Y no olvido, porque sería un suicidio  colectivo regresar a la España gris que dejamos atrás. Esa en la que muchos se marchaban con una maleta atada con cuerda porque aquí no había futuro que rascar. Esa España donde el silencio tenía más presencia que la esperanza. Esa España aislada, encogida, que parecía ir siempre un paso detrás del mundo. Me duele cuando algunos jóvenes hablan de eso como si fuera una fábula. No lo era. Era el país real. Y por eso valoro tanto lo que vino después.

Tampoco olvido a ETA. No puedo. Ninguno deberíamos. Vi cómo sus bombas podían haber arruinado todo. Vi cómo pretendieron que el miedo se convirtiera en norma. Y vi, también, cómo pese a todo, pese a la sangre y el temblor, seguimos adelante.

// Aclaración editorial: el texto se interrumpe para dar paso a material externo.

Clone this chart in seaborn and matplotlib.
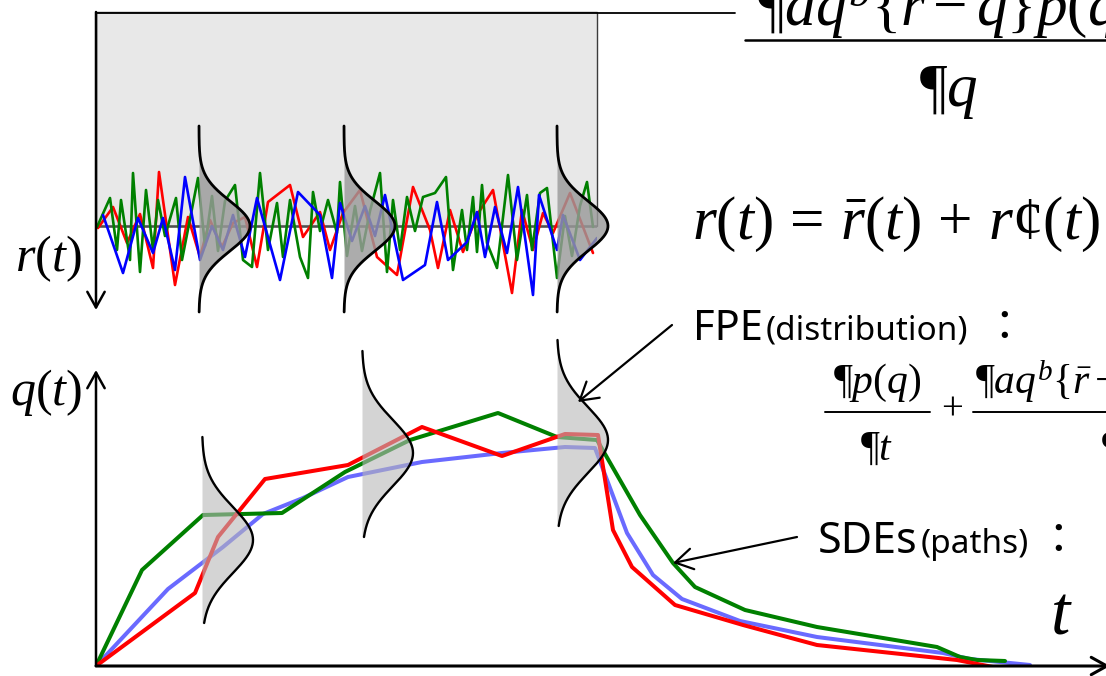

Casi cincuenta años han pasado. No son muchos, pero sí los suficientes para apreciar con serenidad que han sido el periodo más largo de libertad, paz y progreso de nuestra historia. ¿Con sombras? Por supuesto. En nuestra naturaleza conviven lo mejor y lo peor: la generosidad y el egoísmo, la valentía y la cobardía, la cordura y el fanatismo. Nunca aspiramos a la perfección; aspiramos a algo más realista y más noble: a convivir.

Lo que hemos conseguido no lo trajo ningún Mesías ni lo regaló ninguna potencia extranjera. Lo levantamos nosotros: con horas de trabajo, con sacrificios, con debates duros, con respeto a la diferencia, con ese tesón que siempre ha sido nuestra virtud más discreta.

Y ahora, cuando veo a los advenedizos que pretenden ensuciar aquel amanecer del 6 de diciembre, siento la obligación —moral, histórica, personal— de alzar la voz. No para gritar, sino para recordar. Porque un país que olvida aquello que lo salvó está condenándose a sí mismo, y es necesario tenerlo presente porque sé que sin memoria no hay futuro. No debemos estar dispuestos a dejar que tiren por la borda lo mejor que hemos hecho juntos.

España no merece eso. Y nosotros tampoco.